_DATASET:_
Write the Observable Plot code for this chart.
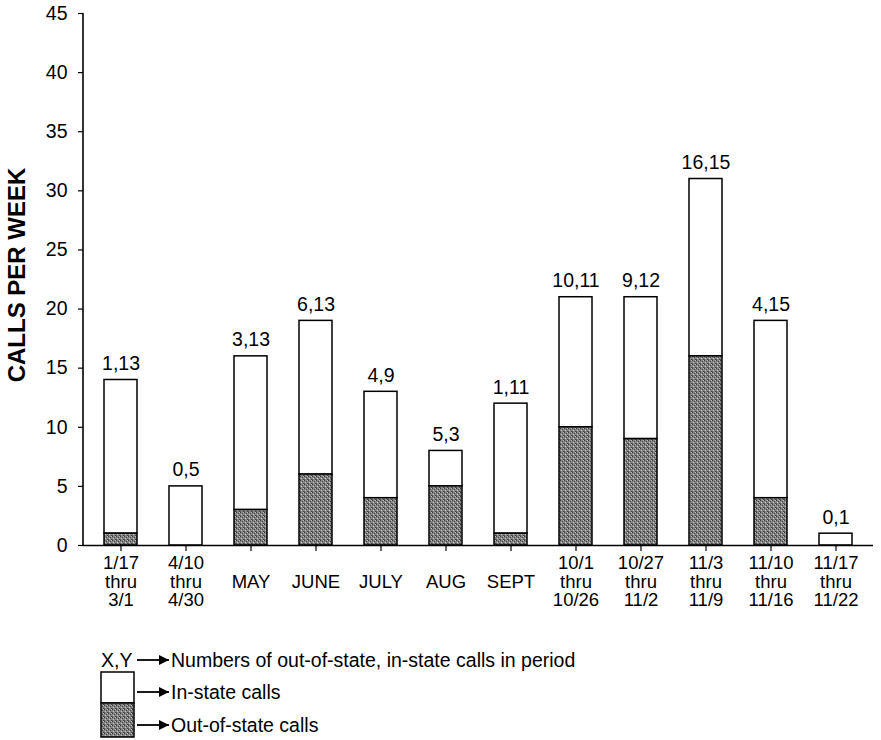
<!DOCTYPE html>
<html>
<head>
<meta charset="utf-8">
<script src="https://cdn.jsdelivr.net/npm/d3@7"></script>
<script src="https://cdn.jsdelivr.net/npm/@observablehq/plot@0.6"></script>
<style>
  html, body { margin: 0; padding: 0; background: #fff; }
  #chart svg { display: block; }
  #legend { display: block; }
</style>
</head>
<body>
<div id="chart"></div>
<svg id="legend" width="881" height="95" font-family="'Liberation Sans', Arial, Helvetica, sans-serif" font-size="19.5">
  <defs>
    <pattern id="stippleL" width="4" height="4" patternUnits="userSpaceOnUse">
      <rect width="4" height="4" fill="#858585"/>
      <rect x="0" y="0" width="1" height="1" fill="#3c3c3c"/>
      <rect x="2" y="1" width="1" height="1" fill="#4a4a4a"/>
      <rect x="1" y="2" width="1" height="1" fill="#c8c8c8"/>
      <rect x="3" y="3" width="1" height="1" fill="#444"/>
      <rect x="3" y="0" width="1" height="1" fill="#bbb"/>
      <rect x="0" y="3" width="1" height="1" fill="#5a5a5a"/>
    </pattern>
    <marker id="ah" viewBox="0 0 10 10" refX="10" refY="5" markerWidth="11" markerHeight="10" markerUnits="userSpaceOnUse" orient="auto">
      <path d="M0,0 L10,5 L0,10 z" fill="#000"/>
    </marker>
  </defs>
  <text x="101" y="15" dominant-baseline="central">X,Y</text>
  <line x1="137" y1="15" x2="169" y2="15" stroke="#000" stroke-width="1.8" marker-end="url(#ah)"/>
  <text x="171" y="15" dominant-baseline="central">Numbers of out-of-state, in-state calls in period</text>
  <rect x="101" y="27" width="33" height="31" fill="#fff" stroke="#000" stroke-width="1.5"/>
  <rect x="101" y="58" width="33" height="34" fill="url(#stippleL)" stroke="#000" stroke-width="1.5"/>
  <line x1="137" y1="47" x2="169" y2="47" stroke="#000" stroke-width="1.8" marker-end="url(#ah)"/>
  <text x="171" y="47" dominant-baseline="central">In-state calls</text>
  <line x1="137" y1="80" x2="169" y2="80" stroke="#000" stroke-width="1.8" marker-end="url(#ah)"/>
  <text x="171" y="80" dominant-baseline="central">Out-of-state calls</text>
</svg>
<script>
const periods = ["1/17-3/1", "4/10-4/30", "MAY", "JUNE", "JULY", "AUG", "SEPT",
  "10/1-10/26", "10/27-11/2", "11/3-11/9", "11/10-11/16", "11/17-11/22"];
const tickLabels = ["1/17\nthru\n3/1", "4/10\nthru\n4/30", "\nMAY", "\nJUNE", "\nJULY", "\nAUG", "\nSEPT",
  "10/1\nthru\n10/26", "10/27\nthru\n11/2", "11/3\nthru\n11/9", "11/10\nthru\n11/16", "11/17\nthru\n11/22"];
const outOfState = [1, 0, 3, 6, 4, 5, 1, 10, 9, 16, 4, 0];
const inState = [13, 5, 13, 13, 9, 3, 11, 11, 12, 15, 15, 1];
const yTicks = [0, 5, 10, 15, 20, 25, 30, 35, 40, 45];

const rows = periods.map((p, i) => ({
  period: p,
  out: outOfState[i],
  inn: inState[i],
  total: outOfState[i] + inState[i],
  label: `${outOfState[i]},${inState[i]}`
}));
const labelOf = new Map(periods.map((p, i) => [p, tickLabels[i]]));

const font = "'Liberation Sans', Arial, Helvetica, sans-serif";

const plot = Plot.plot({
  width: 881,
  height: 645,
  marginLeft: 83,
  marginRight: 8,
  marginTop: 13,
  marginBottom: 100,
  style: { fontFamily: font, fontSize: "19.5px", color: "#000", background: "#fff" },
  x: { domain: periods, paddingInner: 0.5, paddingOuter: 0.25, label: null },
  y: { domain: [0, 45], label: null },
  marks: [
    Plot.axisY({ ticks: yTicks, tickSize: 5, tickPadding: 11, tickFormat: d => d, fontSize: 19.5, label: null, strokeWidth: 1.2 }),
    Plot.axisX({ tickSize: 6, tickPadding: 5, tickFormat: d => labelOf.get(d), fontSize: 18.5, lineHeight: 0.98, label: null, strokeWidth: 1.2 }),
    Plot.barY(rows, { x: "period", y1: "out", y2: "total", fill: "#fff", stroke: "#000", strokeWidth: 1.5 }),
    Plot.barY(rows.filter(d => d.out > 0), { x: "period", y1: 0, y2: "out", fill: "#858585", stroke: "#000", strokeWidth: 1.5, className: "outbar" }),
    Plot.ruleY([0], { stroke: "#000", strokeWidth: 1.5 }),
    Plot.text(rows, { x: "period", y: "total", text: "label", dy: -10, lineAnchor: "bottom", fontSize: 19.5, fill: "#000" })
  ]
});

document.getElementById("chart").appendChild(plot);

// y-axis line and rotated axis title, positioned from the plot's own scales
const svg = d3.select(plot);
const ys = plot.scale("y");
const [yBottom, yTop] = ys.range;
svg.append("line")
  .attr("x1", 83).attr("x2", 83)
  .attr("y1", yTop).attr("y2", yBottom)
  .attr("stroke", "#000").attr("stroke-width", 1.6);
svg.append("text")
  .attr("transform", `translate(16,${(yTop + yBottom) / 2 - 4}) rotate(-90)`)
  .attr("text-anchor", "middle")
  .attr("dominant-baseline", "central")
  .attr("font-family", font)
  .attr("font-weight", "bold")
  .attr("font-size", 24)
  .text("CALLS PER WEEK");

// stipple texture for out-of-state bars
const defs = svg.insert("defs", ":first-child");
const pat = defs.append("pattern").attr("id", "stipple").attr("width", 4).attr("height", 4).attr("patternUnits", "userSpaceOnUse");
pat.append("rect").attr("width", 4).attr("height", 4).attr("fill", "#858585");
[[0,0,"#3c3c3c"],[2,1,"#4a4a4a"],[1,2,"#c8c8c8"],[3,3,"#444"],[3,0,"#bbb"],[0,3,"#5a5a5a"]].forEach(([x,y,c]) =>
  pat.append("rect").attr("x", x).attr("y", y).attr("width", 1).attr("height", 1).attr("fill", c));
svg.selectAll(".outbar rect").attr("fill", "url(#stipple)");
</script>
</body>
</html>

--

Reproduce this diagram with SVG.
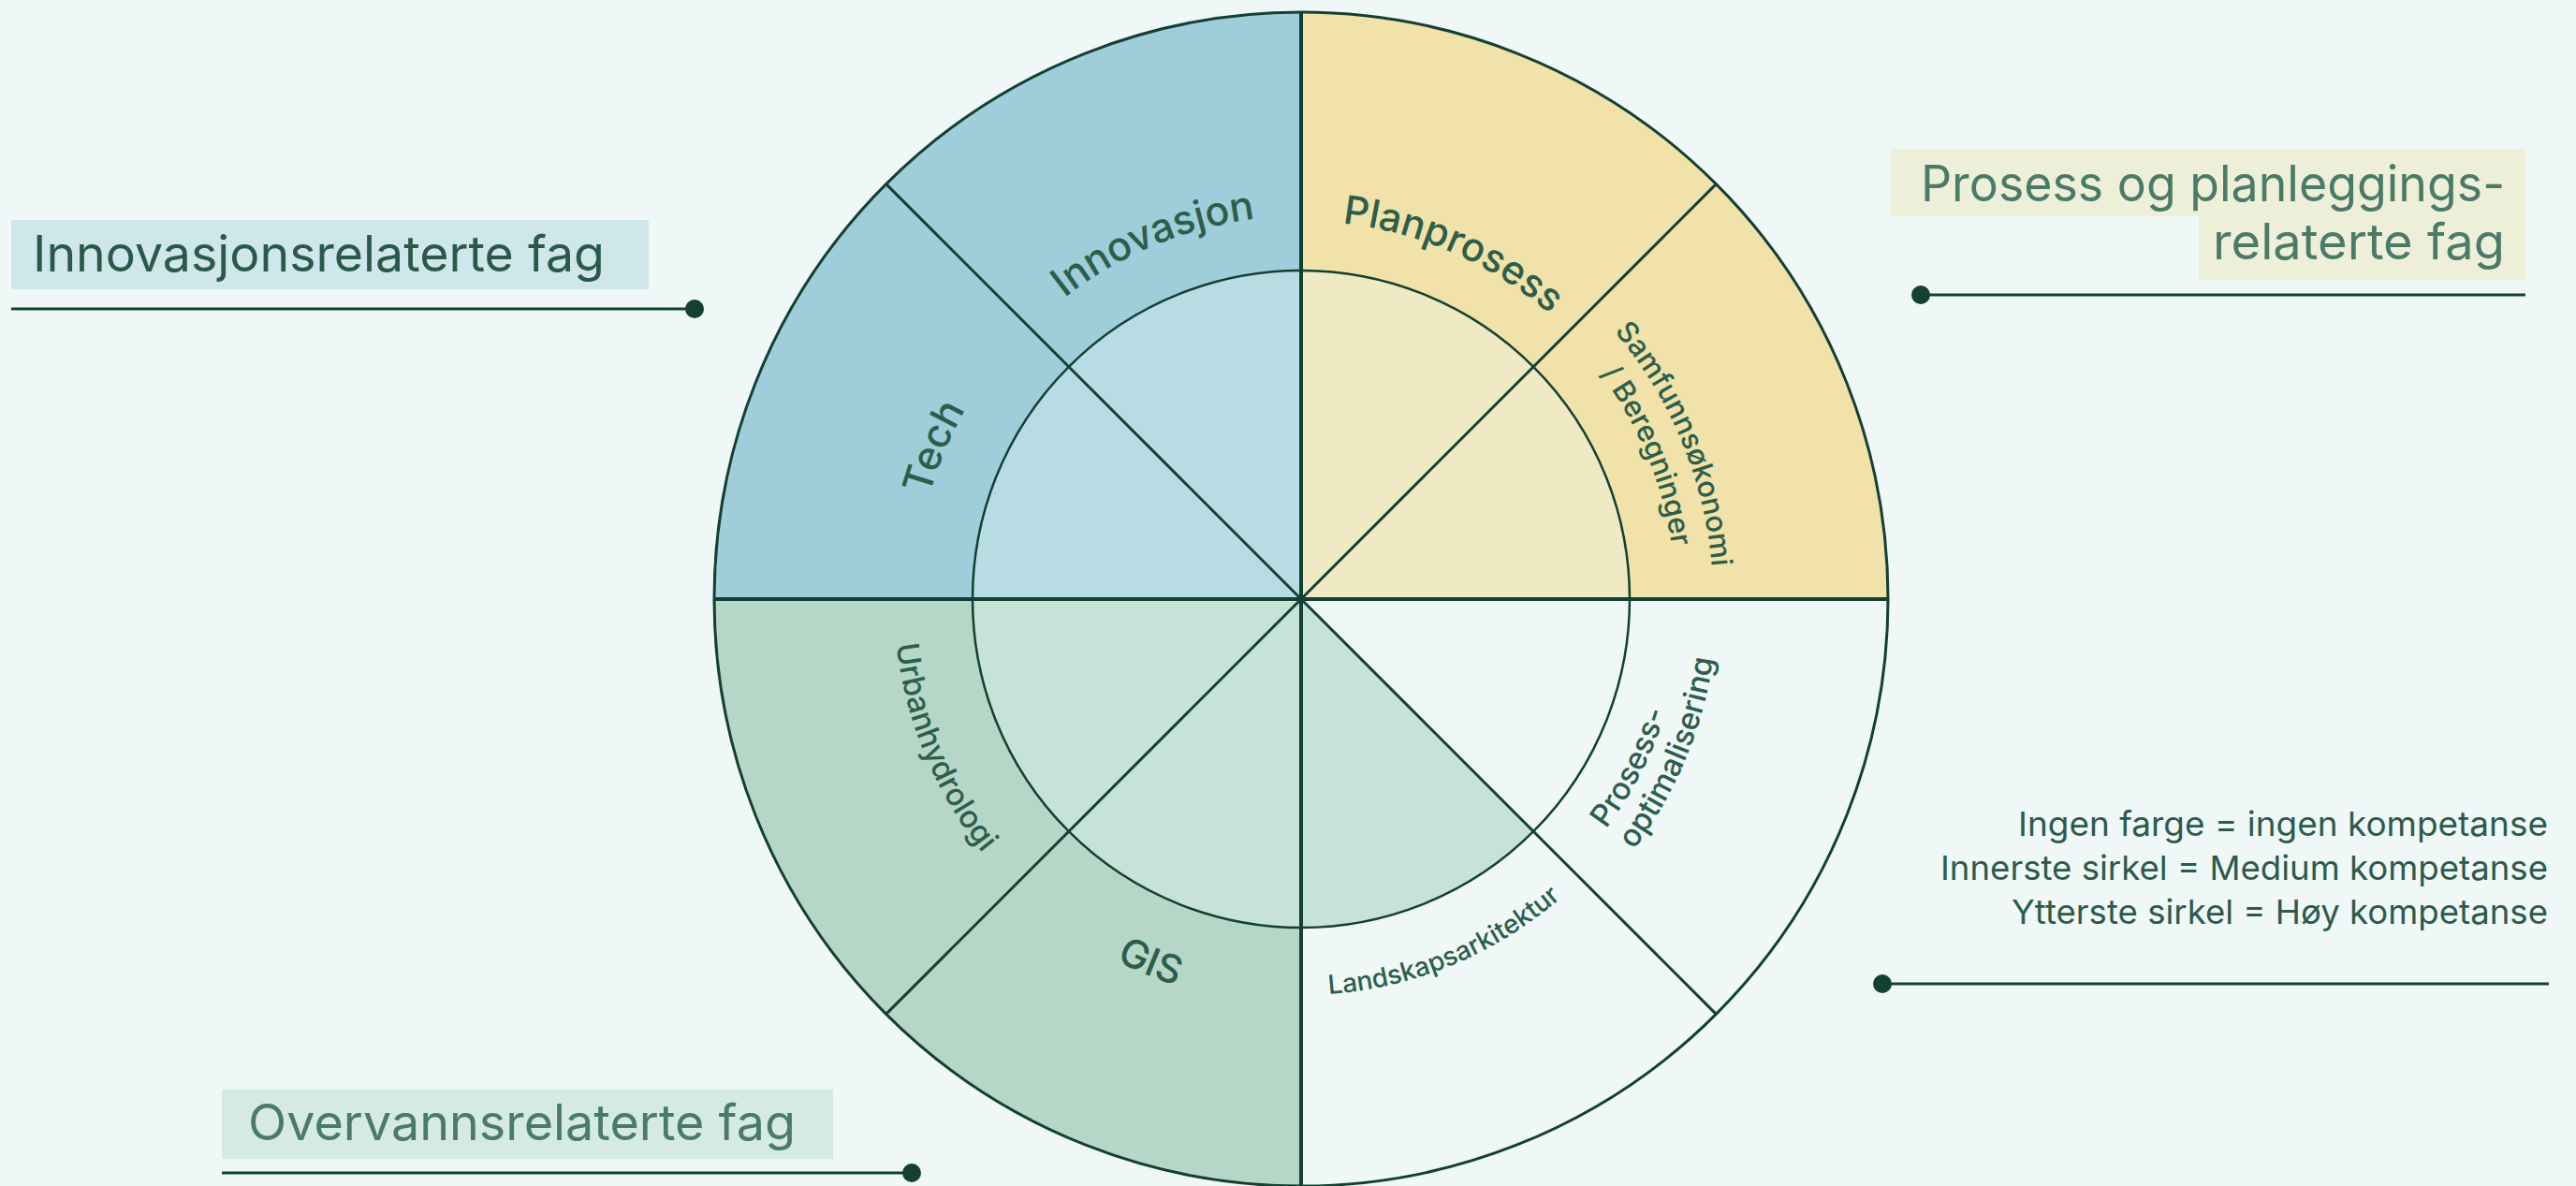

_WHAT YOU HAVE TO DO:_ Find how many lines of the material carry the string "chart". Only the number should be in the answer.

_EXERCISE RESULT:_ 4